Fred Léal n’a toujours pas domestiqué son écriture, et c’est très bien comme cela. Dans la Porte ’verte , comme par exemple dans Let’s let’s go ou le Peigne rose [^2], les phrases s’éclatent sur la page. « S’éclatent » à tous les sens du terme. D’abord parce qu’elles forment une farandole typographique sans cesse renouvelée de romains, d’italiques, de gras et de corps (la taille des caractères), parmi lesquels se faufilent, au besoin, quelques croquis. Cette disposition est bien sûr le fait d’une organisation : c’est comme si chaque page portait les différentes pistes de la bande-son du livre, et que celles-ci se mêlaient, comme dans un film ou comme dans la vie même, tout en gardant au premier plan une voix, en l’occurrence celle des deux personnages de la Porte ’verte, Pauline et Fred. Effet de réel garanti – le son du livre est pour ainsi dire en relief – mais le récit (cela dit pour qui serait a priori effarouché par cette mise en page) reste toujours compréhensible.
Le lecteur, une fois dedans, a d’autant moins envie d’en sortir que Fred Léal insuffle à son texte une vivacité et une drôlerie qui font penser parfois à certaines BD (pour adultes, parce que le sexe est toujours dans les parages) et une impertinence frondeuse qui bouscule l’esprit de sérieux trop souvent associé à la littérature.

Mais que racontent donc Pauline et Fred, deux jeunes gens qui partagent un appartement sans partager leurs vies, même si le second aimerait entrer dans le lit de la première ? Ils se confient chacun un événement qui a eu une importance certaine sur le cours de leur existence. Pauline décrit son séjour dans un hôpital psychiatrique, auquel elle a été soumise, sur la décision de sa mère, après la mort accidentelle de son frère. Fred relate comment, une nuit, il a été sous la menace de braqueurs incongrus, alors qu’il était surveillant d’un internat de handicapés mentaux pour payer ses études de médecine, et que la police, de victime, l’a transformé en complice.

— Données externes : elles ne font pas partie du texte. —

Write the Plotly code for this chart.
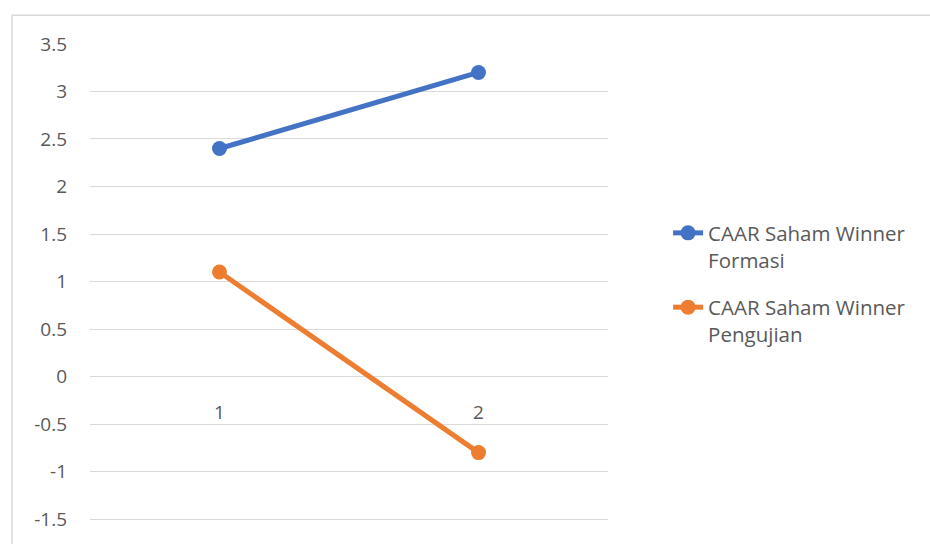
import plotly.graph_objects as go

categories = [1, 2]
formasi = [2.4, 3.2]
pengujian = [1.1, -0.8]
series_names = ["CAAR Saham Winner<br>Formasi", "CAAR Saham Winner<br>Pengujian"]
y_ticks = [3.5, 3, 2.5, 2, 1.5, 1, 0.5, 0, -0.5, -1, -1.5]

FONT = "Open Sans"
GRAY = "#595959"
Y_MIN, Y_MAX = -1.53, 3.51

fig = go.Figure()
fig.add_trace(go.Scatter(x=categories, y=formasi, mode="lines+markers", name=series_names[0],
                         legendgroup="a",
                         line=dict(color="#4472C4", width=5), marker=dict(size=15, color="#4472C4")))
fig.add_trace(go.Scatter(x=categories, y=pengujian, mode="lines+markers", name=series_names[1],
                         legendgroup="b",
                         line=dict(color="#ED7D31", width=5), marker=dict(size=15, color="#ED7D31")))

fig.update_layout(
    width=930, height=544,
    margin=dict(l=90, r=322, t=43.3, b=18.8),
    paper_bgcolor="white", plot_bgcolor="white",
    font=dict(family=FONT, size=19, color=GRAY),
    showlegend=True,
    legend=dict(x=1.116, y=0.645, xanchor="left", yanchor="top", valign="top",
                traceorder="grouped", tracegroupgap=18,
                font=dict(family=FONT, size=20.5, color=GRAY)),
    xaxis=dict(range=[0.5, 2.5], tickvals=categories, ticktext=[str(c) for c in categories],
               showgrid=False, zeroline=False, showline=False, ticks="",
               anchor="free", position=(0 - Y_MIN) / (Y_MAX - Y_MIN), ticklabelstandoff=22,
               tickfont=dict(family=FONT, size=19, color=GRAY)),
    yaxis=dict(range=[Y_MIN, Y_MAX], tickvals=y_ticks, ticktext=[str(v) for v in y_ticks],
               showgrid=True, gridcolor="#D9D9D9", gridwidth=1, zeroline=False, showline=False,
               ticks="", ticklabelstandoff=22,
               tickfont=dict(family=FONT, size=19, color=GRAY)),
    shapes=[dict(type="rect", xref="paper", yref="paper", x0=-0.1506, x1=1.7, y0=-0.1, y1=1.058,
                 line=dict(color="#D9D9D9", width=1.5), fillcolor="rgba(0,0,0,0)", layer="below")],
)

fig.write_html("out.html")
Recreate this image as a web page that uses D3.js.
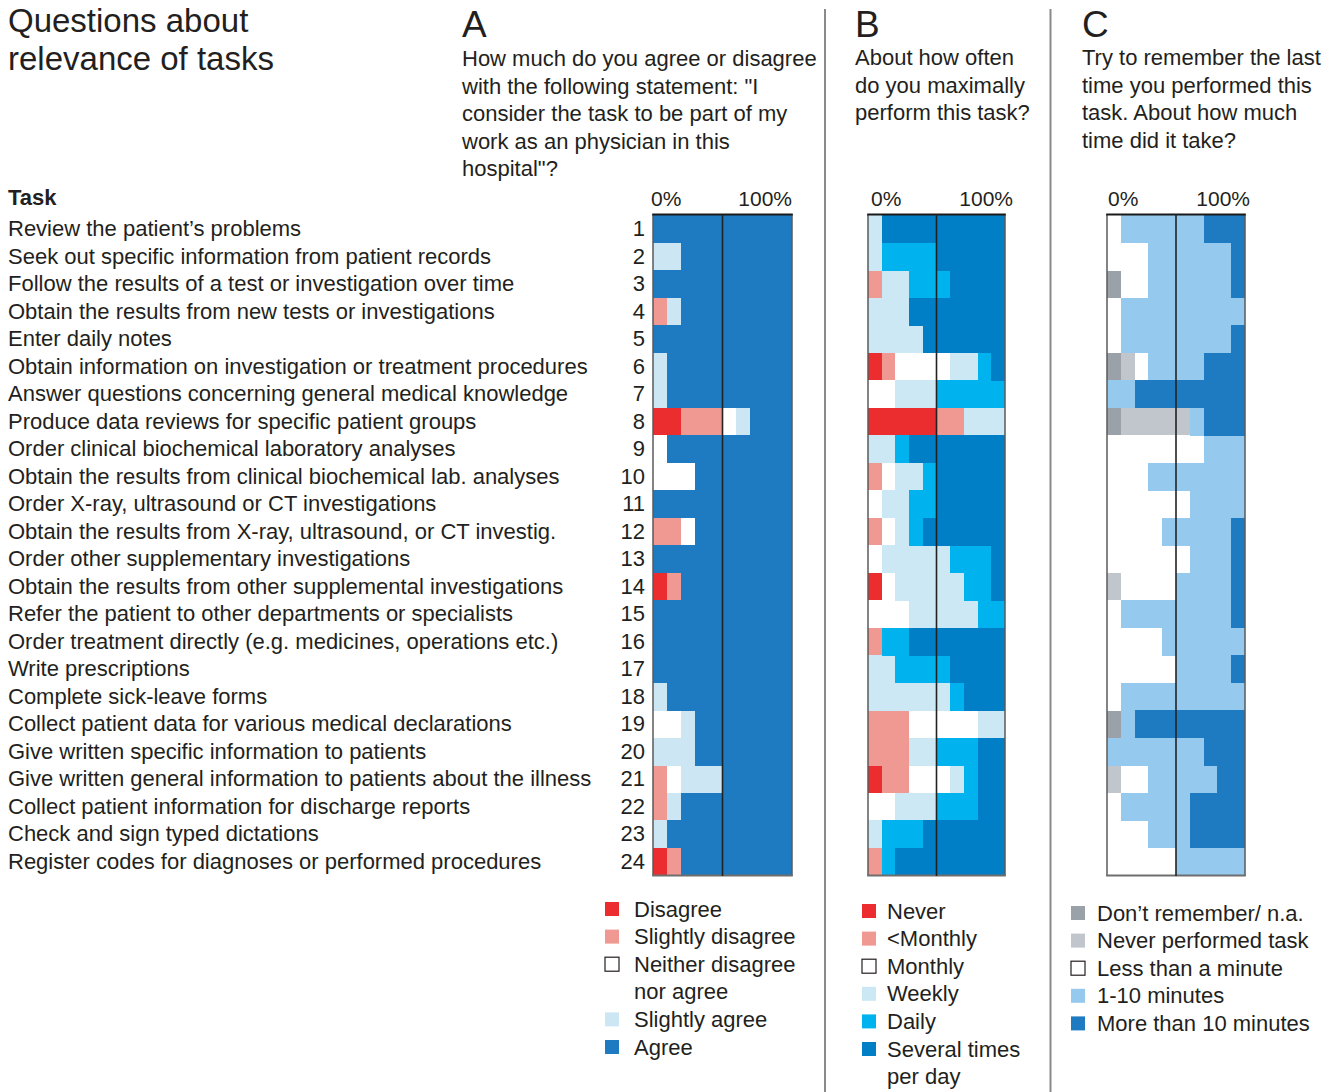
<!DOCTYPE html>
<html><head><meta charset="utf-8">
<script src="https://cdn.jsdelivr.net/npm/d3@7"></script>
<style>
html,body{margin:0;padding:0;background:#fff;}
svg{display:block;font-family:"Liberation Sans",Arial,Helvetica,sans-serif;fill:#231f20;}
</style></head>
<body><svg id="chart" width="1336" height="1092"></svg>
<script>
const tasks = [
 "Review the patient\u2019s problems",
 "Seek out specific information from patient records",
 "Follow the results of a test or investigation over time",
 "Obtain the results from new tests or investigations",
 "Enter daily notes",
 "Obtain information on investigation or treatment procedures",
 "Answer questions concerning general medical knowledge",
 "Produce data reviews for specific patient groups",
 "Order clinical biochemical laboratory analyses",
 "Obtain the results from clinical biochemical lab. analyses",
 "Order X-ray, ultrasound or CT investigations",
 "Obtain the results from X-ray, ultrasound, or CT investig.",
 "Order other supplementary investigations",
 "Obtain the results from other supplemental investigations",
 "Refer the patient to other departments or specialists",
 "Order treatment directly (e.g. medicines, operations etc.)",
 "Write prescriptions",
 "Complete sick-leave forms",
 "Collect patient data for various medical declarations",
 "Give written specific information to patients",
 "Give written general information to patients about the illness",
 "Collect patient information for discharge reports",
 "Check and sign typed dictations",
 "Register codes for diagnoses or performed procedures"
];

// Panel A: agreement (% of respondents)
const aCategories = ["Disagree","Slightly disagree","Neither disagree|nor agree","Slightly agree","Agree"];
const aDisagree       = [0,0,0,0,0,0,0,20,0,0,0,0,0,10,0,0,0,0,0,0,0,0,0,10];
const aSlightDisagree = [0,0,0,10,0,0,0,30,0,0,0,20,0,10,0,0,0,0,0,0,10,10,0,10];
const aNeither        = [0,0,0,0,0,0,0,10,10,30,0,10,0,0,0,0,0,0,20,0,10,0,0,0];
const aSlightAgree    = [0,20,0,10,0,10,10,10,0,0,0,0,0,0,0,0,0,10,10,30,30,10,10,0];
const aAgree          = [100,80,100,80,100,90,90,30,90,70,100,70,100,80,100,100,100,90,70,70,50,80,90,80];

// Panel B: frequency
const bCategories = ["Never","<Monthly","Monthly","Weekly","Daily","Several times|per day"];
const bNever    = [0,0,0,0,0,10,0,50,0,0,0,0,0,10,0,0,0,0,0,0,10,0,0,0];
const bLtMonthly= [0,0,10,0,0,10,0,20,0,10,0,10,0,0,0,10,0,0,30,30,20,0,0,10];
const bMonthly  = [0,0,0,0,0,40,20,0,0,10,10,10,10,10,30,0,0,0,50,0,30,20,0,0];
const bWeekly   = [10,10,20,30,40,20,30,30,20,20,20,10,50,50,50,0,20,60,20,20,10,30,10,0];
const bDaily    = [0,40,30,0,0,10,50,0,10,10,20,10,30,20,20,20,40,10,0,30,10,30,30,10];
const bSeveral  = [90,50,40,70,60,10,0,0,70,50,50,60,10,10,0,70,40,30,0,20,20,20,60,80];

// Panel C: time taken
const cCategories = ["Don\u2019t remember/ n.a.","Never performed task","Less than a minute","1-10 minutes","More than 10 minutes"];
const cDontRemember  = [0,0,10,0,0,10,0,10,0,0,0,0,0,0,0,0,0,0,10,0,0,0,0,0];
const cNeverPerformed= [0,0,0,0,0,10,0,50,0,0,0,0,0,10,0,0,0,0,0,0,10,0,0,0];
const cLessMinute    = [10,30,20,10,10,10,0,0,70,30,60,40,60,40,10,40,50,10,0,0,20,10,30,50];
const cOneToTen      = [60,60,60,90,80,40,20,10,30,70,40,50,30,40,80,60,40,90,10,70,50,50,30,50];
const cMoreTen       = [30,10,10,0,10,30,80,30,0,0,0,10,10,10,10,0,10,0,80,30,20,40,40,0];

const panels = [
  { key:"A", x0:653, x1:792, qx:462, qy:66, qLines:["How much do you agree or disagree","with the following statement: \"I","consider the task to be part of my","work as an physician in this","hospital\"?"],
    cats:aCategories, series:[aDisagree,aSlightDisagree,aNeither,aSlightAgree,aAgree],
    colors:["#ec2d30","#f09892","#ffffff","#cce7f3","#1f7bc1"],
    legX:605, legTX:634, legY0:909, pcL:651, pcR:792 },
  { key:"B", x0:868, x1:1005, qx:855, qy:65, qLines:["About how often","do you maximally","perform this task?"],
    cats:bCategories, series:[bNever,bLtMonthly,bMonthly,bWeekly,bDaily,bSeveral],
    colors:["#ec2d30","#f09892","#ffffff","#cce8f4","#00b3ef","#007ec6"],
    legX:862, legTX:887, legY0:911, pcL:871, pcR:1013 },
  { key:"C", x0:1107, x1:1245, qx:1082, qy:65, qLines:["Try to remember the last","time you performed this","task. About how much","time did it take?"],
    cats:cCategories, series:[cDontRemember,cNeverPerformed,cLessMinute,cOneToTen,cMoreTen],
    colors:["#9aa1a8","#c1c5cc","#ffffff","#95c9ee","#1f7bc1"],
    legX:1071, legTX:1097, legY0:913, pcL:1108, pcR:1250 }
];

const FS = 22;
const svg = d3.select("#chart");
const y = d3.scaleBand().domain(d3.range(tasks.length)).range([215, 875]).paddingInner(0).paddingOuter(0);

// Title
const title = svg.append("text").attr("font-size",33);
title.append("tspan").attr("x",8).attr("y",32).text("Questions about");
title.append("tspan").attr("x",8).attr("y",70).text("relevance of tasks");

// Task header and labels
svg.append("text").attr("x",8).attr("y",205).attr("font-size",FS).attr("font-weight","bold").text("Task");
svg.append("g").selectAll("text").data(tasks).join("text")
  .attr("x",8).attr("y",(d,i)=>y(i)+y.bandwidth()/2+7.5).attr("font-size",FS).text(d=>d);
svg.append("g").selectAll("text").data(tasks).join("text")
  .attr("x",645).attr("text-anchor","end").attr("y",(d,i)=>y(i)+y.bandwidth()/2+7.5).attr("font-size",FS).text((d,i)=>i+1);

// Separators
svg.append("line").attr("x1",825).attr("x2",825).attr("y1",9).attr("y2",1092).attr("stroke","#8a8a8a").attr("stroke-width",2);
svg.append("line").attr("x1",1050.5).attr("x2",1050.5).attr("y1",9).attr("y2",1092).attr("stroke","#8a8a8a").attr("stroke-width",2);

panels.forEach(p=>{
  const g = svg.append("g");
  g.append("text").attr("x",p.qx).attr("y",37).attr("font-size",37).text(p.key);
  g.append("text").attr("font-size",FS).selectAll("tspan").data(p.qLines).join("tspan")
    .attr("x",p.qx).attr("y",(d,i)=>p.qy+i*27.5).text(d=>d);

  const x = d3.scaleLinear().domain([0,100]).range([p.x0,p.x1]);
  g.append("text").attr("x",p.pcL).attr("y",206).attr("font-size",21).text("0%");
  g.append("text").attr("x",p.pcR).attr("y",206).attr("font-size",21).attr("text-anchor","end").text("100%");

  const rows = tasks.map((t,i)=>{ const o={i}; p.series.forEach((s,k)=>o["k"+k]=s[i]); return o; });
  const keys = p.series.map((s,k)=>"k"+k);
  const stacked = d3.stack().keys(keys)(rows);
  g.append("g").selectAll("g").data(stacked).join("g")
    .attr("fill",(d,k)=>p.colors[k])
    .selectAll("rect").data(d=>d).join("rect")
    .attr("x",d=>x(d[0])).attr("width",d=>Math.max(0,x(d[1])-x(d[0])))
    .attr("y",d=>y(d.data.i)).attr("height",y.bandwidth()+0.5)
    .attr("shape-rendering","crispEdges");

  // frame
  g.append("line").attr("x1",x(0)).attr("x2",x(0)).attr("y1",214).attr("y2",876).attr("stroke","#5a5a5a").attr("stroke-width",1.5);
  g.append("line").attr("x1",x(100)).attr("x2",x(100)).attr("y1",214).attr("y2",876).attr("stroke","#5a5a5a").attr("stroke-width",1.5);
  g.append("line").attr("x1",x(0)-0.75).attr("x2",x(100)+0.75).attr("y1",875.5).attr("y2",875.5).attr("stroke","#6e6e6e").attr("stroke-width",2);
  g.append("line").attr("x1",x(0)-0.75).attr("x2",x(100)+0.75).attr("y1",214.5).attr("y2",214.5).attr("stroke","#1a1a1a").attr("stroke-width",2);
  g.append("line").attr("x1",x(50)).attr("x2",x(50)).attr("y1",214).attr("y2",876).attr("stroke","#222").attr("stroke-width",1.6);

  // legend: one entry per text line
  const legItems = [];
  p.cats.forEach((c,k)=>{ c.split("|").forEach((line,j)=>legItems.push({line, k, first:j===0})); });
  legItems.forEach((d,i)=>{ d.cy = p.legY0 + i*27.6; });
  const lg = g.append("g");
  lg.selectAll("rect").data(legItems.filter(d=>d.first)).join("rect")
    .attr("x",p.legX).attr("y",d=>d.cy-7).attr("width",14).attr("height",14)
    .attr("fill",d=>p.colors[d.k])
    .attr("stroke",d=>p.colors[d.k]==="#ffffff"?"#231f20":"none").attr("stroke-width",1.2);
  lg.selectAll("text").data(legItems).join("text")
    .attr("x",p.legTX).attr("y",d=>d.cy+7.5).attr("font-size",FS).text(d=>d.line);
});
</script>
</body></html>
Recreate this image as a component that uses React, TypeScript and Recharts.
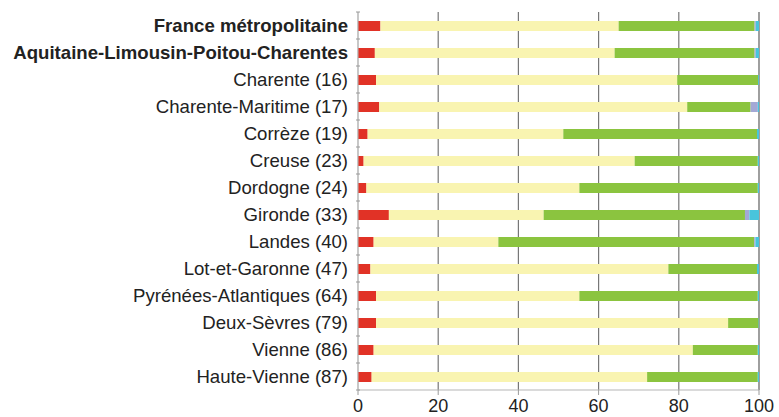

Chez Léal, la légèreté du ton est aussi une élégance. Bien entendu, par la voix de Pauline et Fred, il donne à voir les personnages, pour certains hauts en couleurs, qui peuplent l’hôpital psychiatrique, et déroule dans toute sa tragicomédie le vol de nuit improbable signé par des pieds nickelés, après avoir montré ce que Fred avait découvert de richesses et d’intelligence chez les pensionnaires, vus comme des « gogols » à l’extérieur. Mais au cœur de la Porte ’verte , on trouve la violence institutionnelle, et sa complice, la violence familiale. Celle qui enferme des personnes, alors que, « pour un grand nombre » d’entre elles, « le diagnostic flottait. Il manquait (en partie) » . Ou qui a le pouvoir de retourner arbitrairement une situation, assujettissant un individu dont le profil sociologique ne plaît pas (le commissaire semble s’acharner contre Fred car il est un étudiant en médecine « issu du milieu ouvrier ») .
Pauline et Fred finissent par se rapprocher coquinement dans le refus des forces contraignantes. Et la Porte ’verte , dont le titre n’est pas usurpé, fait sauter bien des verrous.

[^2]: Respectivement chez POL en 2005 et aux éditions de l’Attente en 2007 (cf. Politis n° 857 et 960).